Motivation: How to Inspire Learning

Nov 12, 2017

Intrinsic motivation has been studied for decades, with an increasing push and pull between how society structures education and how children naturally learn best.

As adults and parents, we could all point to moments in our week when we engage in a task because it is a required task, with external factors motivating us, and when we engage in a task because we are personally motivated to do so. Children have this experience, too. They know, from early on, that there are things that they have to do and things that they love to do.

Part of human development is learning to balance these two types of motivators, but often school settings, particularly those that place an emphasis on final products and test scores, value performance over process and can minimize the deep by undervaluing intrinsic motivation. Intrinsic motivation has been studied for decades, with an increasing push and pull between how society structures education and how children naturally learn best. The problem is not simply that when you motivate children externally they lose some of the joy in learning process; it also undermines their self-confidence, and anxiety and insecurity enter into the spaces where curiosity and problem-solving should be developing.

As we begin to push back on the overscheduling of activities and cut back on homework for children in elementary school, we can make more room for learning based on intrinsic motivation. Project-based learning and interdisciplinary studies also create opportunities in the classroom for children to explore their own interests, build on their ideas and collaborate with others. As parents, we have all seen what our child looks like when he or she is extremely motivated by something. It could be a praying mantis discovered in a garden that occupies an afternoon of observation, then research, and finally an art project or story. It could be a yearlong passion for rockets that involves creating a rocket launch in the garden and testing the trajectory of various homemade rockets. Regardless of your child’s specific interest, you probably know what he or she looks like when exploring it. Time falls by the wayside, one thought leads to another, and ideas, questions and possible solutions begin to flow.

This is what a psychologist and university professor, Mihaly Czikszentmihalyi, has described as being in a state of flow when he published his research linking learning to intrinstic motivation. It is what Adam Grant describes in his research into creativity, and is what we see in the children who work in collaborative, progressive schools similar to those featured in the film, Most Likely to Succeed. If you are interested in learning more about the connection between motivation, learning and critical thinking skills, these names are great resources, as our description only scratches the surface.

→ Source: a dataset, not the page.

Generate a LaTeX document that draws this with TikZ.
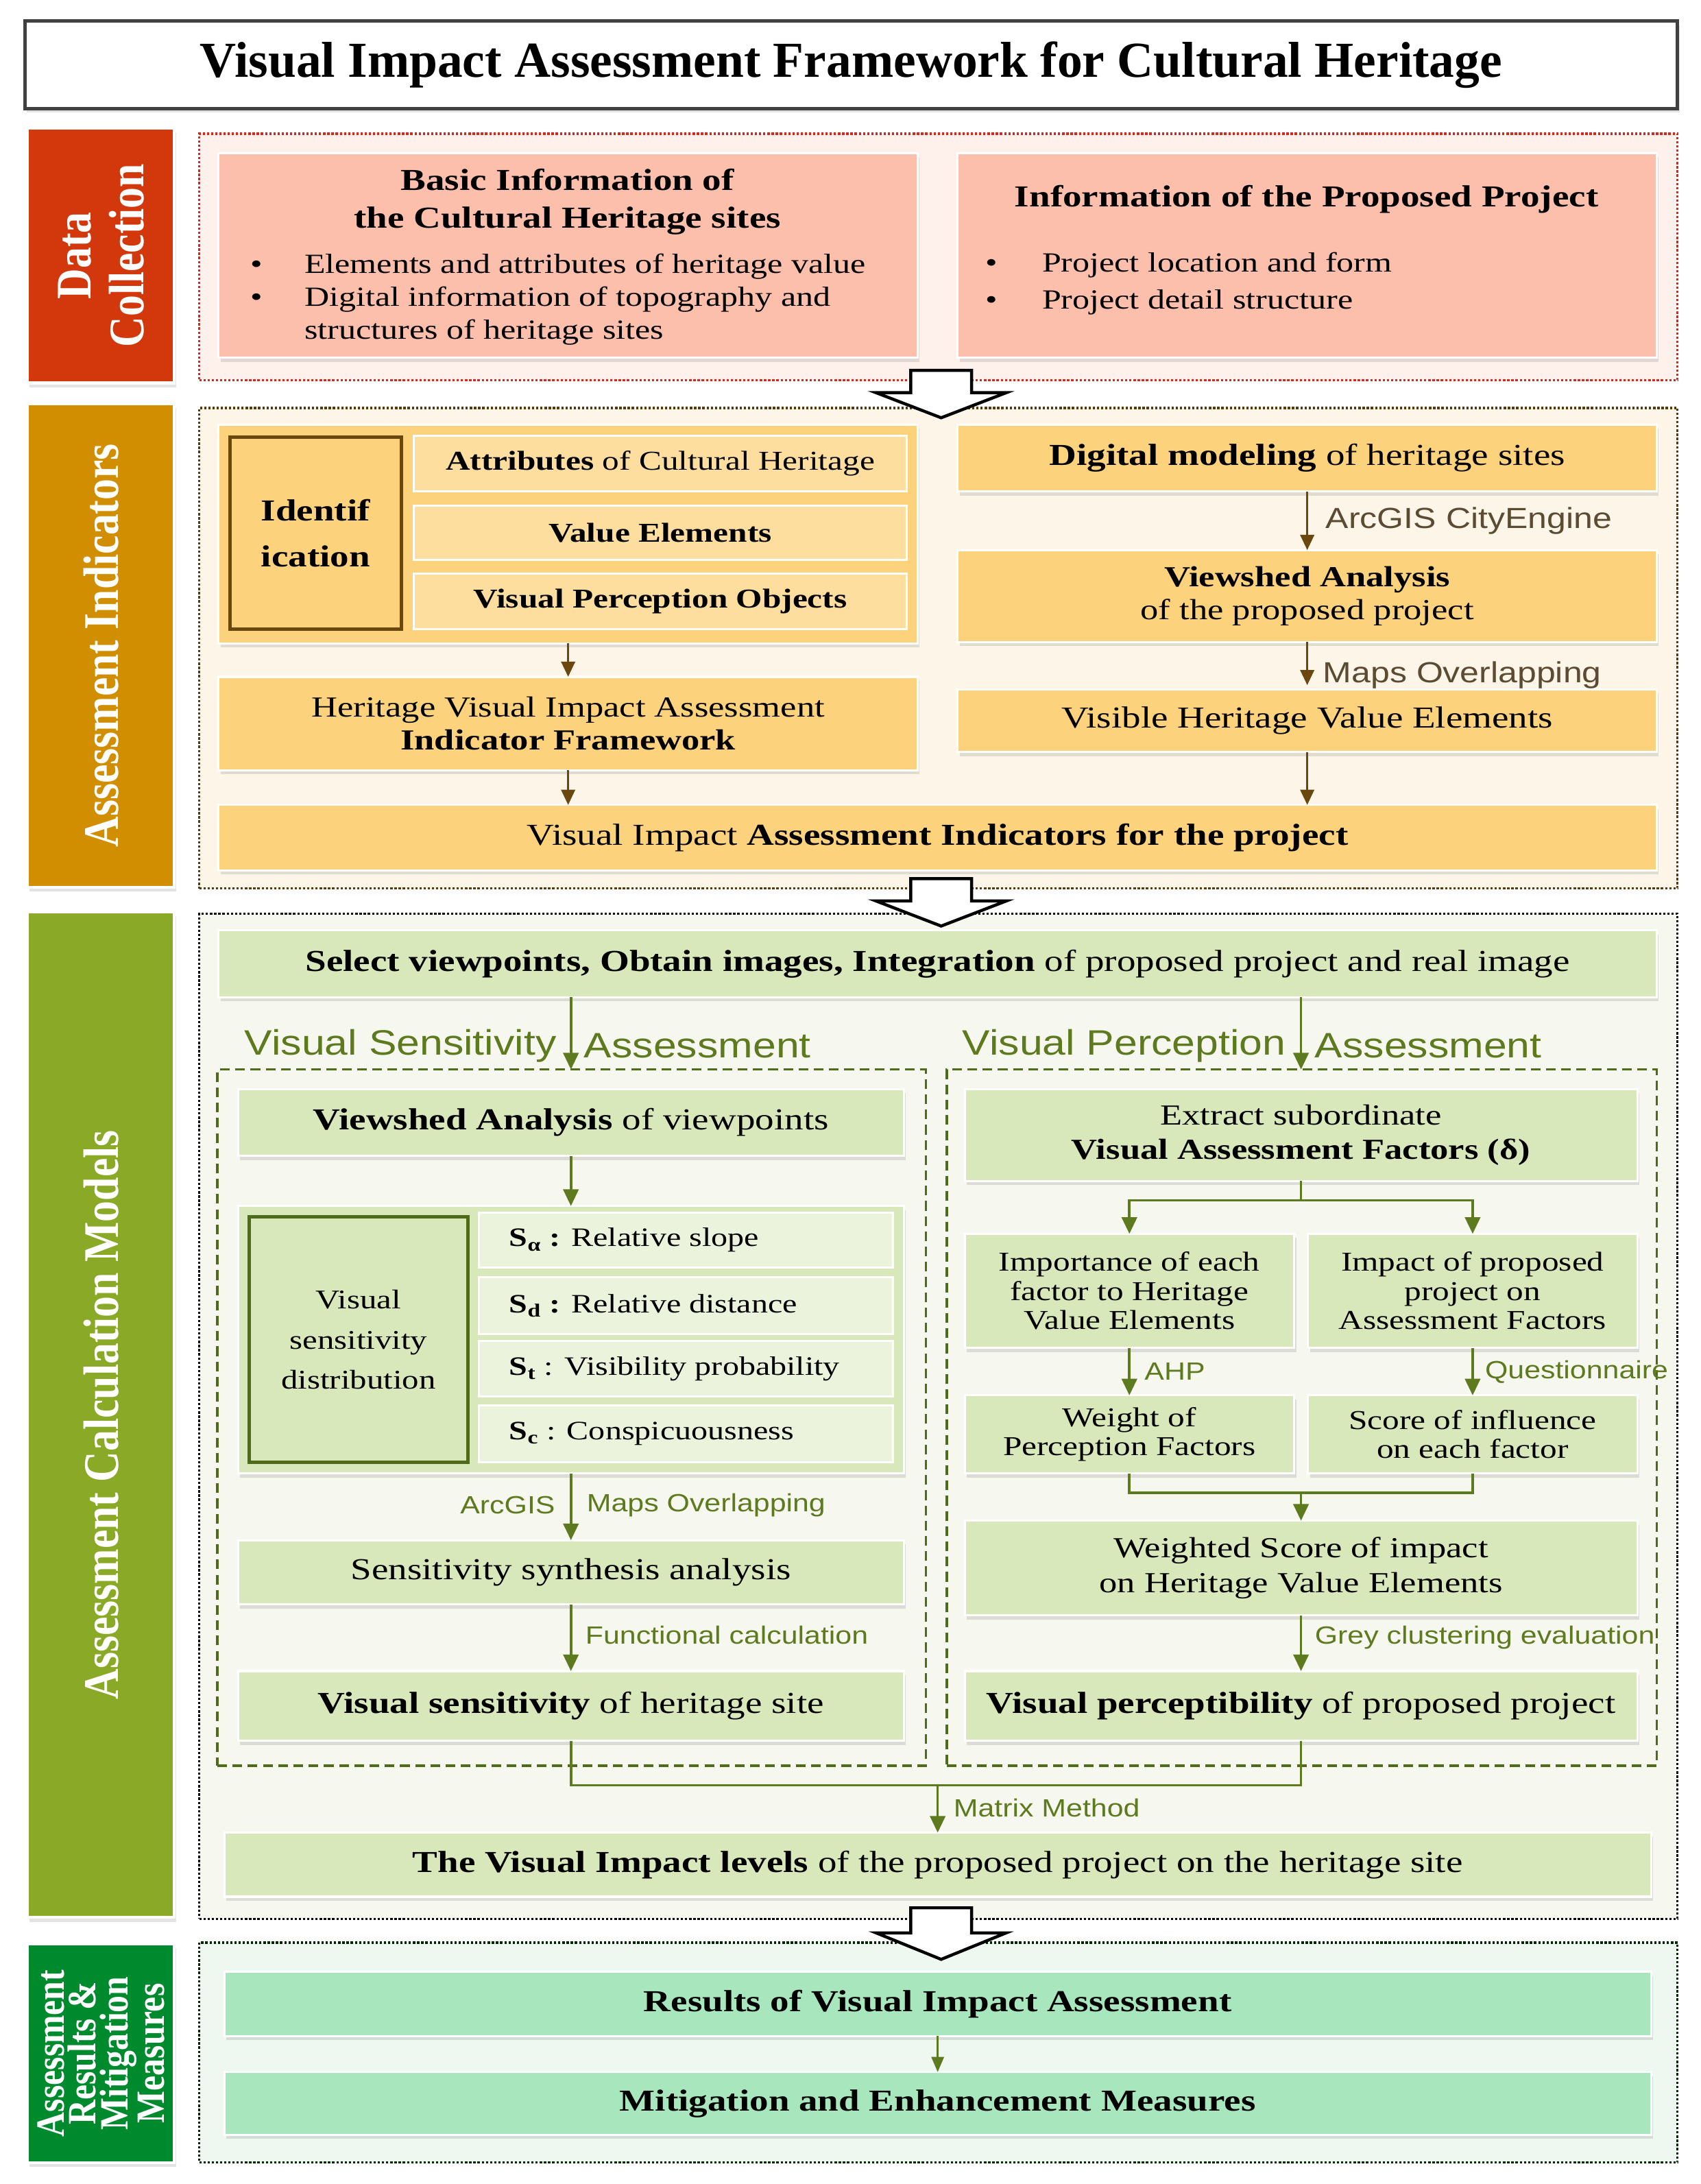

With so much research on the importance of this type of learning state to develop problem-solving skills and a passion for learning, it is crucial that schools pay attention to their curriculum and identify opportunities for students. Every child is different in how they learn best, but the experience they have when they drive their own learning is universal. It is our job as educators to create a community that balances skills with a fulfilling journey of self-discovery.